There is almost universal agreement among leading experts at top medical institutions –Johns Hopkins, Harvard Medical School, the National Institutes of Health, Scripps and others –that our day-to-day exposure to environmental toxins — through the air we breathe and the chemicals we absorb through our skin — is a major trigger of autoimmune disease.
However, because most toxins are found in trace amounts, it has been difficult to gauge what effect they might be having on our health. Yet both lab animal and occupational studies of human beings provide us with disturbing insights into how even low exposures to chemicals can cause our immune systems to go haywire. For example, mice exposed to common pesticides – at levels four-fold lower than the level set as acceptable for humans by the EPA – are more susceptible to getting lupus than control mice. Mice that absorb low doses of trichloroethylene (TCE) – a chemical used in industrial degreasers, and that can be found in your dry-cleaning, household paint thinners, paint strippers, glues and adhesives – at levels deemed safe by the EPA, and equal to what a factory worker today might encounter, quickly develop autoimmune hepatitis. And low doses of PFOA, a breakdown chemical of Teflon – which can be found in nonstick cookware, car parts, flooring, computer chips, phone cables, Stainmaster carpet guard, upholstery, new clothing (particularly kids’ clothing), grease-resistant French fry boxes, the disposable cup of soup that you warm up in the microwave, and disposable coffee cups like the ones you get at your local coffee shop) — can be found in 96 percent of humans tested for it. In recent studies, immunotoxicologists have been unable to find a dose that didn’t alter the function of immune cells at each major step that the immune system takes in trying to protect us against foreign invaders.
Even tiny doses of BPA, a plastics building block used in everything from safety helmets, dental sealants, baby bottles, and eyeglass lenses to every-day processed food packaging, has been shown to change basic cellular function at levels currently present in blood samples taken from people as well as animals.

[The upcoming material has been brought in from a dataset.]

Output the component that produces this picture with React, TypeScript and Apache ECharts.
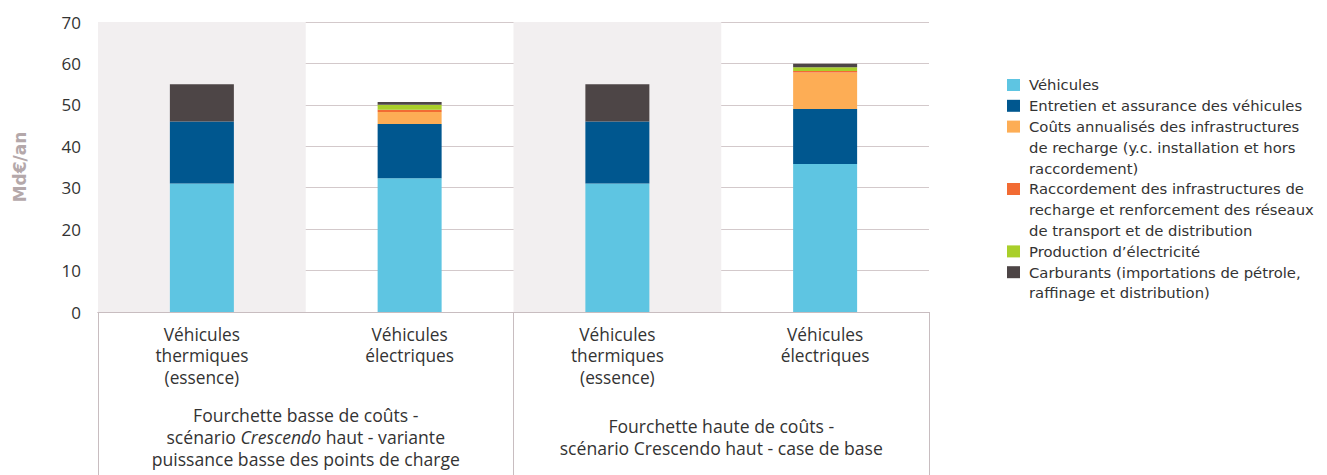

Proving an absolute link between chemicals and autoimmune disorders in humans is hardly easy. Researchers can expose rodents to low doses of chemicals and look for signs of autoimmune disease roughly six weeks to three months later. But in humans, a comparable time span between exposure and disease might be forty years. Indeed, lab work in longitudinal studies of people shows us that autoimmune diseases are often long, slow-brewing conditions that can quietly smolder in the body for a decade or more before actual symptoms of disease appear. Moreover, it may be that a combination of exposures rather than any acute single dose at a single time increases one’s risk of autoimmunity, conditions that are hard to replicate in animal studies.
I suspect that on some level we don’t want to face what all this research is telling us. We don’t want proof, because even if we agree that the soup of chemicals we’re all carrying around within us is harmful, what do we do about it? Talking about the autoimmune epidemic is a bit like talking about global warming before the movie An Inconvenient Truth was released. For the longest time, we couldn’t see, or didn’t want to see, that the smallest rise in temperature would melt the polar ice caps. Likewise, we don’t want to know that the ways we’re polluting our environment are also harming our bodies and causing our immune cells to go haywire. In the international medical world, the scientists who study autoimmune disease now call this epidemic “the global warming of women’s health.” Yet the reality that the environment plays a major role in triggering these diseases hasn’t yet trickled down to the rest of the population.